_Objective:_
Below is a listing to write out in full, exactly as given, without its pictures.

_Provided data:_
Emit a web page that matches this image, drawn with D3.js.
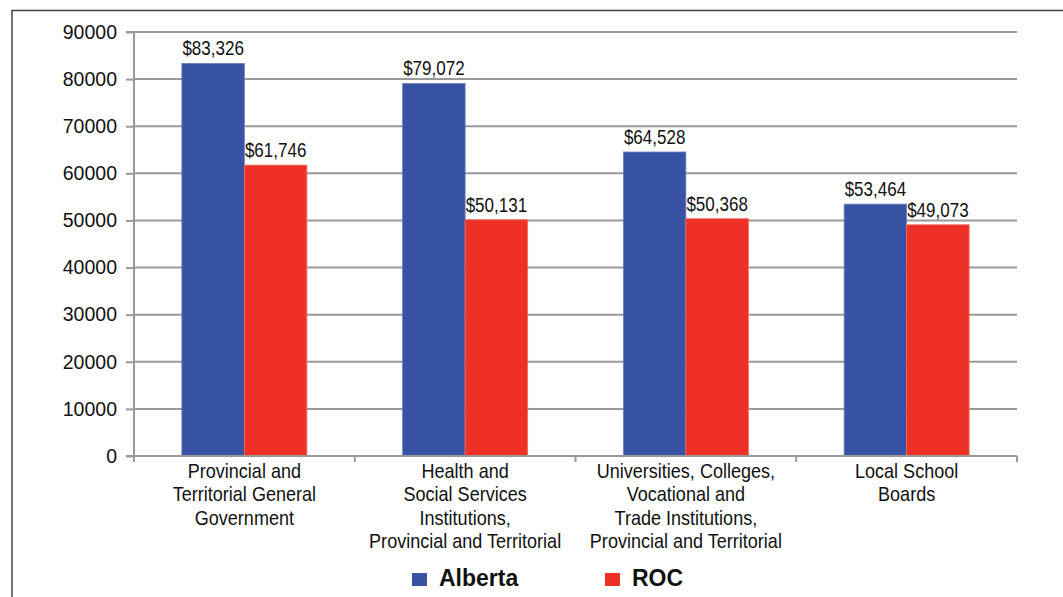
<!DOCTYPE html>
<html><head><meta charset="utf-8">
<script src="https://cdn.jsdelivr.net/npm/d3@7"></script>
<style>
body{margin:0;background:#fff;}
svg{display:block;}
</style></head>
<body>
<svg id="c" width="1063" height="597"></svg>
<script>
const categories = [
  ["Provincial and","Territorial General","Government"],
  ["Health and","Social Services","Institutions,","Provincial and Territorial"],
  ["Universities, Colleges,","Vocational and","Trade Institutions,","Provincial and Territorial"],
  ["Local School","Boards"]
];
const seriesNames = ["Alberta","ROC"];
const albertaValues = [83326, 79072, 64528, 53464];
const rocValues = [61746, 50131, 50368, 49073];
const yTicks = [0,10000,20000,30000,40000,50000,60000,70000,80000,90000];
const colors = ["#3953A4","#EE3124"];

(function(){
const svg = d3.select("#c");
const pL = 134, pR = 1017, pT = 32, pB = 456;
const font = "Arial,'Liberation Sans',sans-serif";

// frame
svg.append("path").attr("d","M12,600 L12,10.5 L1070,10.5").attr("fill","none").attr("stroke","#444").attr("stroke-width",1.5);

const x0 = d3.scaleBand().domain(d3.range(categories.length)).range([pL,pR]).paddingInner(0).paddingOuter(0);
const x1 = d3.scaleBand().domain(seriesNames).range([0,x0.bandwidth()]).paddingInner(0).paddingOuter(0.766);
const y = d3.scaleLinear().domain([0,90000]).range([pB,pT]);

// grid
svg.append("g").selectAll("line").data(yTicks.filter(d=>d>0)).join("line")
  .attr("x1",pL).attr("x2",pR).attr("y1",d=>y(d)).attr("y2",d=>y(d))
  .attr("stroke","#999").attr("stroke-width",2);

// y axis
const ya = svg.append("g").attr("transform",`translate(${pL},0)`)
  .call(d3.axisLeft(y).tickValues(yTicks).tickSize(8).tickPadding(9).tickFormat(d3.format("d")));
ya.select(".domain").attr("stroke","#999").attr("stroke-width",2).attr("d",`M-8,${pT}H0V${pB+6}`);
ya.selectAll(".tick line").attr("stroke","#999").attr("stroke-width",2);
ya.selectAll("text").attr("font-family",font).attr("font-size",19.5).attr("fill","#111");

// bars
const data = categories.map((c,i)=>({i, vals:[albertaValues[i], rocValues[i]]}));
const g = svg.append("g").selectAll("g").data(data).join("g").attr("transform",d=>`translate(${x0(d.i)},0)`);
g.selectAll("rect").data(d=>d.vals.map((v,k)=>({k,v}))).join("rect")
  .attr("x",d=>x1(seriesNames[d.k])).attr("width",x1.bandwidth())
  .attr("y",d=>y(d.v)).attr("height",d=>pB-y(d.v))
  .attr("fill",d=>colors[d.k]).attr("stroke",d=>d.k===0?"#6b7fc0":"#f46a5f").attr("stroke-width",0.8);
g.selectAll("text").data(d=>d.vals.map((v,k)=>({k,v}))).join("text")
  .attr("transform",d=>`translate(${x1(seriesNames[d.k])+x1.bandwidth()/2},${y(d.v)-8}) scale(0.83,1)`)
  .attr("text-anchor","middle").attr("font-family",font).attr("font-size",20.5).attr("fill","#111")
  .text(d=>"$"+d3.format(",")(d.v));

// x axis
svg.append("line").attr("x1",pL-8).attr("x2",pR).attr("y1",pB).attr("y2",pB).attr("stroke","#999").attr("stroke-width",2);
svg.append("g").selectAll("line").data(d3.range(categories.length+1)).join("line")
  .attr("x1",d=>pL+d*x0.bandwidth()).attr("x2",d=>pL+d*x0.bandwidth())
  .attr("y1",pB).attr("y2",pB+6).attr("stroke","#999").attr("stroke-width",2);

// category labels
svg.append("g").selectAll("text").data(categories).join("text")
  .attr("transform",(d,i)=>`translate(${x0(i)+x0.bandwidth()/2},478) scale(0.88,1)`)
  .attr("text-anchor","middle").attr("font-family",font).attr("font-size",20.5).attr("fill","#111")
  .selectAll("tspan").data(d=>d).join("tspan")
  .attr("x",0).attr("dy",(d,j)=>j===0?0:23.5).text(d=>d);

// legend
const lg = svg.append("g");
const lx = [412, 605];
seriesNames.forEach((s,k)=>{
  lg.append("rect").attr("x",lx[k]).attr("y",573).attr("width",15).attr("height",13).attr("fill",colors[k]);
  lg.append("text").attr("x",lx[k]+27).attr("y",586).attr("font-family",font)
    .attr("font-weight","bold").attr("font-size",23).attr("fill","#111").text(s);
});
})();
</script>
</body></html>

_Result of the task:_
Emit a web page that matches this image, drawn with D3.js.
<!DOCTYPE html>
<html><head><meta charset="utf-8">
<script src="https://cdn.jsdelivr.net/npm/d3@7"></script>
<style>
body{margin:0;background:#fff;}
svg{display:block;}
</style></head>
<body>
<svg id="c" width="1063" height="597"></svg>
<script>
const categories = [
  ["Provincial and","Territorial General","Government"],
  ["Health and","Social Services","Institutions,","Provincial and Territorial"],
  ["Universities, Colleges,","Vocational and","Trade Institutions,","Provincial and Territorial"],
  ["Local School","Boards"]
];
const seriesNames = ["Alberta","ROC"];
const albertaValues = [83326, 79072, 64528, 53464];
const rocValues = [61746, 50131, 50368, 49073];
const yTicks = [0,10000,20000,30000,40000,50000,60000,70000,80000,90000];
const colors = ["#3953A4","#EE3124"];

(function(){
const svg = d3.select("#c");
const pL = 134, pR = 1017, pT = 32, pB = 456;
const font = "Arial,'Liberation Sans',sans-serif";

// frame
svg.append("path").attr("d","M12,600 L12,10.5 L1070,10.5").attr("fill","none").attr("stroke","#444").attr("stroke-width",1.5);

const x0 = d3.scaleBand().domain(d3.range(categories.length)).range([pL,pR]).paddingInner(0).paddingOuter(0);
const x1 = d3.scaleBand().domain(seriesNames).range([0,x0.bandwidth()]).paddingInner(0).paddingOuter(0.766);
const y = d3.scaleLinear().domain([0,90000]).range([pB,pT]);

// grid
svg.append("g").selectAll("line").data(yTicks.filter(d=>d>0)).join("line")
  .attr("x1",pL).attr("x2",pR).attr("y1",d=>y(d)).attr("y2",d=>y(d))
  .attr("stroke","#999").attr("stroke-width",2);

// y axis
const ya = svg.append("g").attr("transform",`translate(${pL},0)`)
  .call(d3.axisLeft(y).tickValues(yTicks).tickSize(8).tickPadding(9).tickFormat(d3.format("d")));
ya.select(".domain").attr("stroke","#999").attr("stroke-width",2).attr("d",`M-8,${pT}H0V${pB+6}`);
ya.selectAll(".tick line").attr("stroke","#999").attr("stroke-width",2);
ya.selectAll("text").attr("font-family",font).attr("font-size",19.5).attr("fill","#111");

// bars
const data = categories.map((c,i)=>({i, vals:[albertaValues[i], rocValues[i]]}));
const g = svg.append("g").selectAll("g").data(data).join("g").attr("transform",d=>`translate(${x0(d.i)},0)`);
g.selectAll("rect").data(d=>d.vals.map((v,k)=>({k,v}))).join("rect")
  .attr("x",d=>x1(seriesNames[d.k])).attr("width",x1.bandwidth())
  .attr("y",d=>y(d.v)).attr("height",d=>pB-y(d.v))
  .attr("fill",d=>colors[d.k]).attr("stroke",d=>d.k===0?"#6b7fc0":"#f46a5f").attr("stroke-width",0.8);
g.selectAll("text").data(d=>d.vals.map((v,k)=>({k,v}))).join("text")
  .attr("transform",d=>`translate(${x1(seriesNames[d.k])+x1.bandwidth()/2},${y(d.v)-8}) scale(0.83,1)`)
  .attr("text-anchor","middle").attr("font-family",font).attr("font-size",20.5).attr("fill","#111")
  .text(d=>"$"+d3.format(",")(d.v));

// x axis
svg.append("line").attr("x1",pL-8).attr("x2",pR).attr("y1",pB).attr("y2",pB).attr("stroke","#999").attr("stroke-width",2);
svg.append("g").selectAll("line").data(d3.range(categories.length+1)).join("line")
  .attr("x1",d=>pL+d*x0.bandwidth()).attr("x2",d=>pL+d*x0.bandwidth())
  .attr("y1",pB).attr("y2",pB+6).attr("stroke","#999").attr("stroke-width",2);

// category labels
svg.append("g").selectAll("text").data(categories).join("text")
  .attr("transform",(d,i)=>`translate(${x0(i)+x0.bandwidth()/2},478) scale(0.88,1)`)
  .attr("text-anchor","middle").attr("font-family",font).attr("font-size",20.5).attr("fill","#111")
  .selectAll("tspan").data(d=>d).join("tspan")
  .attr("x",0).attr("dy",(d,j)=>j===0?0:23.5).text(d=>d);

// legend
const lg = svg.append("g");
const lx = [412, 605];
seriesNames.forEach((s,k)=>{
  lg.append("rect").attr("x",lx[k]).attr("y",573).attr("width",15).attr("height",13).attr("fill",colors[k]);
  lg.append("text").attr("x",lx[k]+27).attr("y",586).attr("font-family",font)
    .attr("font-weight","bold").attr("font-size",23).attr("fill","#111").text(s);
});
})();
</script>
</body></html>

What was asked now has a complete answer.